2. We test people (here using DMDX) and collect the data
The DMDX script will output an .azk file.
In lexical decision, or any other task requiring a keypress response, this is all you need but see word naming script output differences.
lexical decision_320p10_2s_220212.azk
If you do a paper-and-pencil test, you will collect the results in an excel spreadsheet:
Participants final.xls
We might typically use the ART (see papers by Stanovich, Masterson etc.), the TOWRE (Torgesen et al.), the Phonological Awareness Battery etc.
You will need to read materials on DMDX and data collection to see how we use the .rtf script to get the raw data files.
3. We collate the data, cleaning up files (ie removing redundant info) and converting to R-readable formats (csv or txt) as necessary
We frequently work between the data collection and the analysis steps to deal with problems like misspelling of subjectID, incorrect entry of response data, see notes in:
ML data collation 060612.xlsx
I think it is very important that we document a clear chain of steps from the raw data file to the final data file used in analysis:
ML data 080612.csv
ML scores 080612.csv
Note the different formats, .xlsx and .csv in use here.
We also often need to pull data about the items into data files – normative data or data about stimulus types and item numbers as used in the DMDX data collection scripts:
item norms 270312.csv
item coding info 270312.csv
We will always need to be careful to check for errors even as we proceed through data analysis steps.
4. We then run a series of analyses, writing code to do the analysis, with commenting to explain it
— possibly superceded code
example code R 270312 020412 030412 110412 130612.R
We will go on to analyse the data files after they have been input to the workspace for R, as follows (see script):
lexical.RTs <- read.csv(file=”ML data 080612.csv”,head=TRUE,sep=”,”)
subjects <- read.csv(file=”ML scores 080612.csv”,head=TRUE,sep=”,”)
item.coding <- read.table(file=”item coding info 270312.txt”,head=TRUE)
item.norms <- read.table(file=”item norms 270312.txt”,head=TRUE)
References
Forster, K. I., & Forster, J. C. (2003). DMDX: A Windows display program with millisecond accuracy. Behavior Research Methods, Instruments, & Computers, 35, 116-124.
Levelt, W. J. M. (1989). Speaking: From intention to articulation. Cambridge,MA: MIT Press.

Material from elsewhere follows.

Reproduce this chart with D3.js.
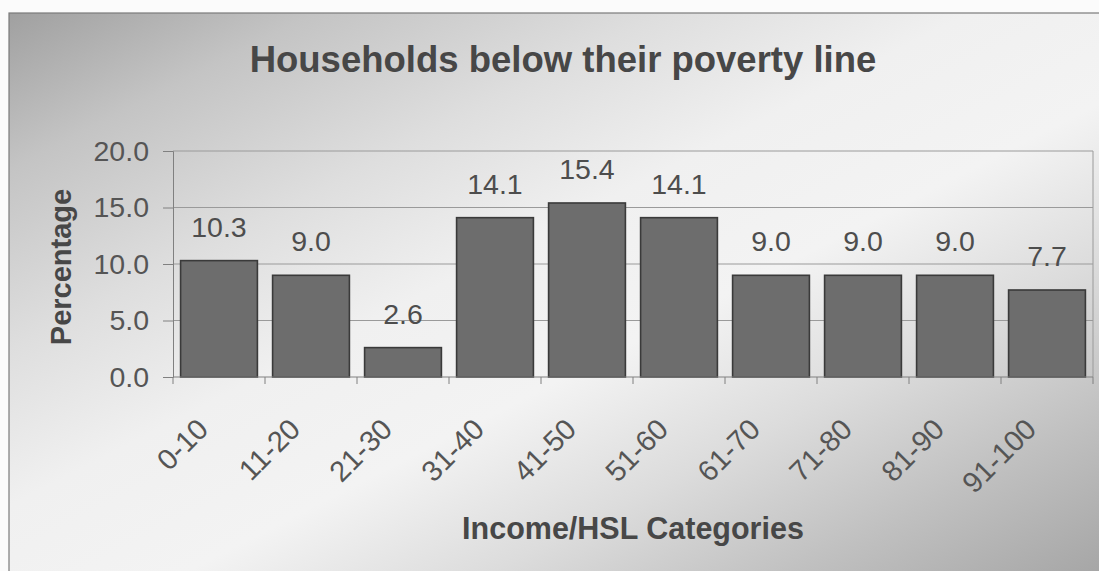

Masterson, J., & Hayes, M. (2007). Development and data for UK versions of an author and title recognition test for adults. Journal of Research in Reading, 30, 212-219.
Stanovich, K. E., & West, R. F. (1989). Exposure to print and orthographic processing. Reading Research Quarterly, 24, 402-433.
Torgesen, J. K., Wagner, R. K., & Rashotte, C. A. (1999). TOWRE Test of word reading efficiency. Austin,TX: Pro-ed.